> WORK TO BE COMPLETED:
Look at each line of the records and count those with "this" in them. Please answer with the count alone.

── AVAILABLE DATA ──

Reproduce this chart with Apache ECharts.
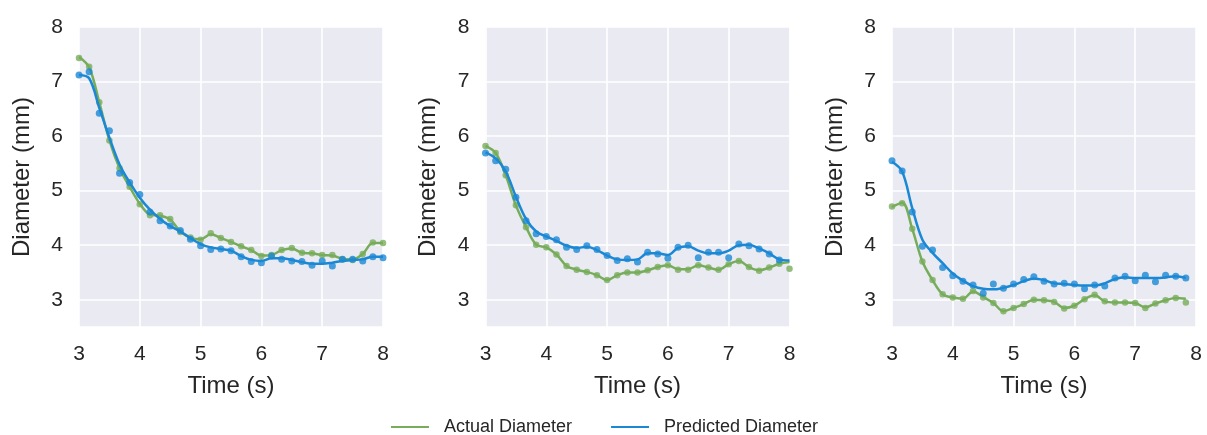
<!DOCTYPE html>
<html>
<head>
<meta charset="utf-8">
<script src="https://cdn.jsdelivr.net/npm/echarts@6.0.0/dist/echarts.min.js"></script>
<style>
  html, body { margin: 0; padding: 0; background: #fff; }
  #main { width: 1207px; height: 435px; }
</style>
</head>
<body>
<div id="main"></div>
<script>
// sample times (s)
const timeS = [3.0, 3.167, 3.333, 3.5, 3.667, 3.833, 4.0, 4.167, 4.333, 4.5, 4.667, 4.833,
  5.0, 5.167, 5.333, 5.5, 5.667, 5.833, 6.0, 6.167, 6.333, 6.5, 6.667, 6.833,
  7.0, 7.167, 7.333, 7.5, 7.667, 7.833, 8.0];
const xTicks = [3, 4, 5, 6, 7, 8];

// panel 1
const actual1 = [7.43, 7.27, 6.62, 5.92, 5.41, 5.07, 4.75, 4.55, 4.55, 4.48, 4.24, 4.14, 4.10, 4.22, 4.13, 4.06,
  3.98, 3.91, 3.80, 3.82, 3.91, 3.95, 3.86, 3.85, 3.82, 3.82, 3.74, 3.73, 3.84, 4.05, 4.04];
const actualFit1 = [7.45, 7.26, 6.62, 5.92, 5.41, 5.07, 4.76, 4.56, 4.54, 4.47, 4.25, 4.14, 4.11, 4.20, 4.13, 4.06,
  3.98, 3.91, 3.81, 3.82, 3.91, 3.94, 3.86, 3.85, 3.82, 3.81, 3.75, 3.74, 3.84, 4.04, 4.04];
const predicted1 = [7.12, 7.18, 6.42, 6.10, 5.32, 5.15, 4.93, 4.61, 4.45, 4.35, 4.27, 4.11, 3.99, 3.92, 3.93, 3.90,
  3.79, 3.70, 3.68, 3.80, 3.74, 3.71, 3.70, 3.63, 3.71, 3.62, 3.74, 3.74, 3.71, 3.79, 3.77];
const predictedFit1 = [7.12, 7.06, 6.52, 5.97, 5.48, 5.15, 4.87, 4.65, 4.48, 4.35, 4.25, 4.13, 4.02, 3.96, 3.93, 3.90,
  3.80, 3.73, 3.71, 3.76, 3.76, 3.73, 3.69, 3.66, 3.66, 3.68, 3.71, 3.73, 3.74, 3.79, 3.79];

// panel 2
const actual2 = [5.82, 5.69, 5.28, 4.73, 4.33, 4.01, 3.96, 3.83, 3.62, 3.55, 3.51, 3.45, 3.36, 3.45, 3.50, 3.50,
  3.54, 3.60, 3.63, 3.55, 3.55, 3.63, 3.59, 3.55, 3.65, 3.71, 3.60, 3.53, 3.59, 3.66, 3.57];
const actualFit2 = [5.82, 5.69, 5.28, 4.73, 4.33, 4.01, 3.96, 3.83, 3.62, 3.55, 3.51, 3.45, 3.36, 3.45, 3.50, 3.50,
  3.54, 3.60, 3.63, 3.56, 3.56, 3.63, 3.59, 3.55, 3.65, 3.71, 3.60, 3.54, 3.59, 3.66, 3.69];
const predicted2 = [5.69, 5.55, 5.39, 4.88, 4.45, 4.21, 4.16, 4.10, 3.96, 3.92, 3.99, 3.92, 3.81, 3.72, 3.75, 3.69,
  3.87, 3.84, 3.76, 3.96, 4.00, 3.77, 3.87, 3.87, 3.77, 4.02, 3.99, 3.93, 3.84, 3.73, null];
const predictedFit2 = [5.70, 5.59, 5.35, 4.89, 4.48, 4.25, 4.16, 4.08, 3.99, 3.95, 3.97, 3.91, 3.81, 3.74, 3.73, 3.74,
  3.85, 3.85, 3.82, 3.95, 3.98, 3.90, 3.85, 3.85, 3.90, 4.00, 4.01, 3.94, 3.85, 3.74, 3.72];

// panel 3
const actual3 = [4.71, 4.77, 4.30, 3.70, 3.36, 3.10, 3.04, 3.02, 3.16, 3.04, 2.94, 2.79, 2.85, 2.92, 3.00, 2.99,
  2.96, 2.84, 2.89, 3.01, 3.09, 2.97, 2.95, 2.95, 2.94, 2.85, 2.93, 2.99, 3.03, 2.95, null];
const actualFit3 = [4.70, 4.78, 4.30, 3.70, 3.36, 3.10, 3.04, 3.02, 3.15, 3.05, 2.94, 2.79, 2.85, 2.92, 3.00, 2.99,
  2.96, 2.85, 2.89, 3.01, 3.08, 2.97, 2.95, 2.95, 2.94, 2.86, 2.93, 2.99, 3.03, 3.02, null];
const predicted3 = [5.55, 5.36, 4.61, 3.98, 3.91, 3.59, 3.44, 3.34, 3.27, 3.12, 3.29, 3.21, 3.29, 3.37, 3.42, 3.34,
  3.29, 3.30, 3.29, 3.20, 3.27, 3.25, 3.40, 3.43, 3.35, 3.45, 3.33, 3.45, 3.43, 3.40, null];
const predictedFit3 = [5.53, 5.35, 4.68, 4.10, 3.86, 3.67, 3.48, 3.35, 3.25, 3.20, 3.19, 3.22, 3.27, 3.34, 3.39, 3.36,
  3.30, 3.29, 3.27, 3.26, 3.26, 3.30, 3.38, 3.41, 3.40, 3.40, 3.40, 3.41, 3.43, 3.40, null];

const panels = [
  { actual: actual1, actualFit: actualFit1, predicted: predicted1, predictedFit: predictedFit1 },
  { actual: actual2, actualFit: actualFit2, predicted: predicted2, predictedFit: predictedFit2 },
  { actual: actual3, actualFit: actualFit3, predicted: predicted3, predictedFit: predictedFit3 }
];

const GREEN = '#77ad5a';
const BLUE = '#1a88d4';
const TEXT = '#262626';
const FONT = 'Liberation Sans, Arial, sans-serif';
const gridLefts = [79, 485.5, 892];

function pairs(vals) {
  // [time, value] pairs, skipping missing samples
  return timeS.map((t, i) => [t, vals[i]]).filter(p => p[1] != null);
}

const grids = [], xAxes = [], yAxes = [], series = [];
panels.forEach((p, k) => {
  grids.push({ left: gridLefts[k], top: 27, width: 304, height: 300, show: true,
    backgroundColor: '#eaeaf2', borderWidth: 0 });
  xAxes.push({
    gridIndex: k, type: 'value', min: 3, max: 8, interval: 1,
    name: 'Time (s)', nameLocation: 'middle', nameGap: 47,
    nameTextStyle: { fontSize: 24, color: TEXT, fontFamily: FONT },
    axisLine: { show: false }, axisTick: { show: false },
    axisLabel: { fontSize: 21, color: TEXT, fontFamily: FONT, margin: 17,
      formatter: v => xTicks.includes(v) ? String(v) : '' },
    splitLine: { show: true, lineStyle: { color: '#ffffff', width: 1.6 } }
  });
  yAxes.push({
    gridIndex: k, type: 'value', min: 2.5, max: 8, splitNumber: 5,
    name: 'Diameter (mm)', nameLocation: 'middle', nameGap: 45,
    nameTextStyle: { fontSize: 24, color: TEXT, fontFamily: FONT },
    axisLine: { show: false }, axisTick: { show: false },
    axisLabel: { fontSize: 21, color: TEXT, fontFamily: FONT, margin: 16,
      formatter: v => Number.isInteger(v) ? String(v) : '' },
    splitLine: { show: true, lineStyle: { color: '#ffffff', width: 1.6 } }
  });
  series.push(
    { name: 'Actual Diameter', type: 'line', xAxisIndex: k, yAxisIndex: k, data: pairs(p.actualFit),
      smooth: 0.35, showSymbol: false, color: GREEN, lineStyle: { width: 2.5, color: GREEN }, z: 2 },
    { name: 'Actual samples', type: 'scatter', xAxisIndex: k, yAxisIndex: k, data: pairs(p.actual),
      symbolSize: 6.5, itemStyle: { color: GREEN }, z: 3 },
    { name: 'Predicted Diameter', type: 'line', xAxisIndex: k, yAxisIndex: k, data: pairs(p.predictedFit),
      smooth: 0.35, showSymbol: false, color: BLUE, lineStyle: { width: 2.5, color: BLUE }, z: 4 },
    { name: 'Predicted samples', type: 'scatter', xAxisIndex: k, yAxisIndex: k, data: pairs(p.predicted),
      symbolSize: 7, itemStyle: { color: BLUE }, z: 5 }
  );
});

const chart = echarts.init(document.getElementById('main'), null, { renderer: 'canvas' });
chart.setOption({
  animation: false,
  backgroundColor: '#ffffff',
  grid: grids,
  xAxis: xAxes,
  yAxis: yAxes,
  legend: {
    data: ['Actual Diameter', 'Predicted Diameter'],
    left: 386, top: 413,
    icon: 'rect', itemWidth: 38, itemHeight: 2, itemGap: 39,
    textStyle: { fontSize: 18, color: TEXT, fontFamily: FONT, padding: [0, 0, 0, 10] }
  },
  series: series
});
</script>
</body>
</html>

───
── AVAILABLE DATA ──

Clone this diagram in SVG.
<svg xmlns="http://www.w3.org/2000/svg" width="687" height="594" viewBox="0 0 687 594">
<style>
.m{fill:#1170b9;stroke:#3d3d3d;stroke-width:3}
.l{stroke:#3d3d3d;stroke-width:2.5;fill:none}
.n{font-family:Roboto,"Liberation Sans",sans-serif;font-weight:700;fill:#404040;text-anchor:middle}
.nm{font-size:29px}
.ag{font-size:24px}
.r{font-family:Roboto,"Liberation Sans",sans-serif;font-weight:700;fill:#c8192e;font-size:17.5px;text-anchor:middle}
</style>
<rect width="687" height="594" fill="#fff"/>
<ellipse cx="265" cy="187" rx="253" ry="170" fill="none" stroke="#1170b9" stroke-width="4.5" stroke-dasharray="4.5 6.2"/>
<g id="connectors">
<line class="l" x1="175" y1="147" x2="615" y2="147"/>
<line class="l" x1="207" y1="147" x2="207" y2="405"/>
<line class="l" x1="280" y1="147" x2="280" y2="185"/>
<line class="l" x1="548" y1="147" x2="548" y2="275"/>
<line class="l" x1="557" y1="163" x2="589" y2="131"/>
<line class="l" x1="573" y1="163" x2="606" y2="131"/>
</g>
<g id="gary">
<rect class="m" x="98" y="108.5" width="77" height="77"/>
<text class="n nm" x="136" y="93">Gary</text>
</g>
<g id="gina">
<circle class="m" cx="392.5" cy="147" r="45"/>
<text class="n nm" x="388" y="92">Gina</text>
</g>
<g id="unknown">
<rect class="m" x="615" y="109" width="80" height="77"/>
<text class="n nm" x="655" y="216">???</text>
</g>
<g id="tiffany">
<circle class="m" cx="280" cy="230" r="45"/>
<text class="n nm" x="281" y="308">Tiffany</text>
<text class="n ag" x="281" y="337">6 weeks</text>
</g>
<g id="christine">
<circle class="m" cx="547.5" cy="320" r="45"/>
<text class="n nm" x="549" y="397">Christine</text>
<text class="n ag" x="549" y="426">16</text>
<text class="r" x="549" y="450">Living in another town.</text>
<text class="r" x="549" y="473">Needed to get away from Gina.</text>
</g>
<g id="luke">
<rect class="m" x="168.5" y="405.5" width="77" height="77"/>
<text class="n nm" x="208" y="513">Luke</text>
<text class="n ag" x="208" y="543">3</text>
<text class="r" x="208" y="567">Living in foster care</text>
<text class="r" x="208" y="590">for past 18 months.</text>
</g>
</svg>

───

> EXERCISE RESPONSE:
2